E assim foi mudando a jurisprudência tradicional da instituição, respeitada, observada aplicada por todas as instâncias, guiadas pelos controles legais dos recursos especiais e
extraordinários. Dizendo e desdizendo-se, perderam-se em fatos e narrativas de tal forma que foi preciso alterar o que de mais seguro tinham os jurisdicionados: a coisa julgada. E assim
quebrou-se a espinha dorsal do Poder Judiciário quando sua cúpula, o Supremo Tribunal
Federal perdeu o seu referencial: a lógica jurídica a partir das leis nascidas no Poder Legislativo, eleito pelo povo, desprezando os mecanismos existentes para dele controlas
os excessos, ilegalidades ou mesmo inconstitucionalidades.
De forma severa tem exigido dos jurisdicionados e do parlamento respeito absoluto às suas decisões, mas comporta-se sem nenhuma obrigação de respeitar os demais Poderes, seja em suas competências constitucionais, seja em suas regras de decoro institucional, firmadas como garantias, seja em relação aos jurisdicionados que são desrespeitados como cidadãos, eleitores e naturais críticos do poder que deveria servi-los
Nesse mar de incertezas seguem todos, cabisbaixos e amedrontados: o Legislativo transformado em um cordato servidor, temendo a força do julgamento dos seus processos reunidos no Supremo seu foro especial, contentando-se apenas com as emendas parlamentares em recompensa. O Executivo, totalmente vulnerável por ser devedor do cargo que ocupa, como propalam os Senhores Ministros sem nenhum pudor.

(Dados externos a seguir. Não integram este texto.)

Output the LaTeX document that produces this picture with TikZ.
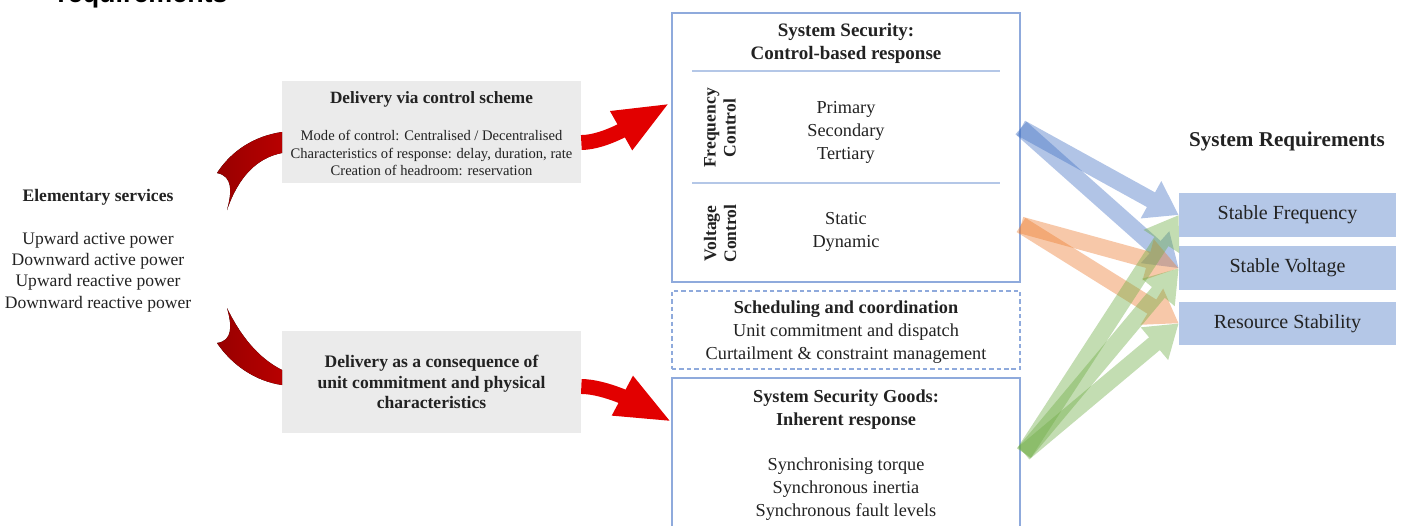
\documentclass[tikz,border=0pt]{standalone}
\usepackage{fontspec}
\setmainfont{Liberation Serif}
\newfontfamily\headfont{Liberation Sans}
\usepackage{tikz}
\usetikzlibrary{ arrows.meta, calc, positioning }
\definecolor{greyfill}{HTML}{EBEBEB}
\definecolor{frameblue}{HTML}{8FAADC}
\definecolor{lineblue}{HTML}{B4C7E7}
\definecolor{reqblue}{HTML}{B4C7E7}
\definecolor{darkred}{HTML}{980000}
\definecolor{brightred}{HTML}{E20000}
\definecolor{fblue}{HTML}{4472C4}
\definecolor{vorange}{HTML}{ED7D31}
\definecolor{igreen}{HTML}{70AD47}
\definecolor{txt}{HTML}{222222}
\tikzset{
every node/.style={inner sep=0pt, text=txt}, % text placed by hand
greybox/.style={fill=greyfill, minimum width=5.98cm, minimum height=2.04cm}, % delivery boxes
secbox/.style={draw=frameblue, line width=0.8pt, minimum width=6.96cm}, % frames in the middle
sepline/.style={draw=lineblue, line width=0.8pt},
req/.style={fill=reqblue, minimum width=4.34cm, minimum height=0.87cm, font=\fontsize{11.4}{13}\selectfont},
body/.style={align=center, font=\fontsize{10.4}{13.1}\selectfont},
redarrow/.style={brightred, line width=8.5pt, -{Triangle[length=32pt, width=23pt]}},
fat/.style={line width=9.5pt, -{Triangle[length=18pt, width=23pt]}}, % wide see-through arrows
}

\begin{document}
\begin{tikzpicture}[x=0.02cm, y=-0.02cm]
  \useasboundingbox (0,0) rectangle (1405,525);

  % heading cut off by the page edge
  \node[anchor=base west, text=black, font=\headfont\bfseries\fontsize{15.3}{18}\selectfont] (head) at (57,2) {requirements};

  % left column
  \node[font=\bfseries\fontsize{10}{12}\selectfont] (elem) at (98,197) {Elementary services};
  \node[align=center, font=\fontsize{10}{12.1}\selectfont] (elemlist) at (98,272)
    {Upward active power\\Downward active power\\Upward reactive power\\Downward reactive power};

  % delivery boxes
  \node[greybox] (dcs) at (431.5,132) {};
  \node[font=\bfseries\fontsize{9.8}{12}\selectfont] (dcstitle) at (431.5,99) {Delivery via control scheme};
  \node[align=center, font=\fontsize{8.3}{10.2}\selectfont] (dcsbody) at (431.5,153)
    {Mode of control: Centralised / Decentralised\\Characteristics of response: delay, duration, rate\\Creation of headroom: reservation};
  \node[greybox] (duc) at (431.5,381.5) {};
  \node[align=center, font=\bfseries\fontsize{10}{11.7}\selectfont] (ductext) at (431.5,382)
    {Delivery as a consequence of\\unit commitment and physical\\characteristics};

  % middle frames
  \node[secbox, minimum height=5.38cm] (ctrl) at (846,147.5) {};
  \node[secbox, dash pattern=on 2.5pt off 1.7pt, minimum height=1.56cm] (sched) at (846,330) {};
  \node[secbox, minimum height=3.64cm] (goods) at (846,469) {};
  \draw[sepline] (692,71) -- (1000,71);
  \draw[sepline] (692,183) -- (1000,183);

  \node[align=center, font=\bfseries\fontsize{10.8}{13.1}\selectfont] (ctrltitle) at (846,43)
    {System Security:\\Control-based response};
  \node[rotate=90, align=center, font=\bfseries\fontsize{10}{11.4}\selectfont] (flab) at (720,128) {Frequency\\Control};
  \node[body] (flist) at (846,132) {Primary\\Secondary\\Tertiary};
  \node[rotate=90, align=center, font=\bfseries\fontsize{10}{11.4}\selectfont] (vlab) at (720,233.5) {Voltage\\Control};
  \node[body] (vlist) at (846,231.5) {Static\\Dynamic};

  \node[body] (schedtext) at (846,332)
    {\textbf{Scheduling and coordination}\\Unit commitment and dispatch\\Curtailment \& constraint management};
  \node[body] (goodstext) at (846,455)
    {\textbf{System Security Goods:}\\\textbf{Inherent response}\\[12.5pt]Synchronising torque\\Synchronous inertia\\Synchronous fault levels};

  % right column
  \node[font=\bfseries\fontsize{12}{14}\selectfont] (reqtitle) at (1287,141) {System Requirements};
  \node[req] (sf) at (1287.5,215) {Stable Frequency};
  \node[req, below=0.18cm of sf] (sv) {Stable Voltage};
  \node[req, below=0.22cm of sv] (rs) {Resource Stability};

  % red curved arrows, running behind the grey boxes
  \fill[left color=darkred, right color=red!72!black]
    (217,173) .. controls (232,150) and (255,136) .. (282,132) -- (282,153)
    .. controls (256,158) and (238,178) .. (227,210)
    .. controls (232,192) and (233,176) .. (217,173) -- cycle;
  \fill[left color=darkred, right color=red!72!black]
    (227,308) .. controls (240,335) and (258,358) .. (282,370) -- (282,385)
    .. controls (255,381) and (232,365) .. (217,343)
    .. controls (233,341) and (232,325) .. (227,308) -- cycle;
  \coordinate (tipA) at (670,103);
  \coordinate (tipB) at (672,422);
  \draw[redarrow] ([yshift=-0.21cm]dcs.east) .. controls +(25,0) and +(-30,17) .. (tipA);
  \draw[redarrow] ([yshift=-0.1cm]duc.east) .. controls +(25,0) and +(-32,-17) .. (tipB);

  % wide arrows to the requirements
  \coordinate (fc) at (1021,128);
  \coordinate (vc) at (1021,225);
  \coordinate (ig) at (1024,453);
  \foreach \from/\to/\col in {fc/sf/fblue, fc/sv/fblue, vc/sv/vorange, vc/rs/vorange,
                              ig/sf/igreen, ig/sv/igreen, ig/rs/igreen}{
    \begin{scope}[transparency group, opacity=0.42]
      \draw[fat, \col] (\from) -- (\to.west);
    \end{scope}
  }
\end{tikzpicture}
\end{document}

A mídia amordaçada pelos contratos de concessão da atividade e pelo temor de destruir um patrimônio construído a duras penas para o exercício de uma nobre atividade, cumpre ordens e afasta-se a cada dia da sua função maior: informar a verdade. E o povo a quem a internet deu voz, está fadado a perdê-la, pela insistência com que se diz, sem recato algum, que o direito de expressão no Brasil foi sepultado.
Perdemos a segurança jurídica, perdemos a paz, perdemos a nossa confiança na última trincheira que dispõe um pais democrático, onde vai o cidadão de bem buscar a recomposição do seu direito agredido, perdemos o nosso Supremo Tribunal Federal e estamos perdendo a NOSSA VOZ.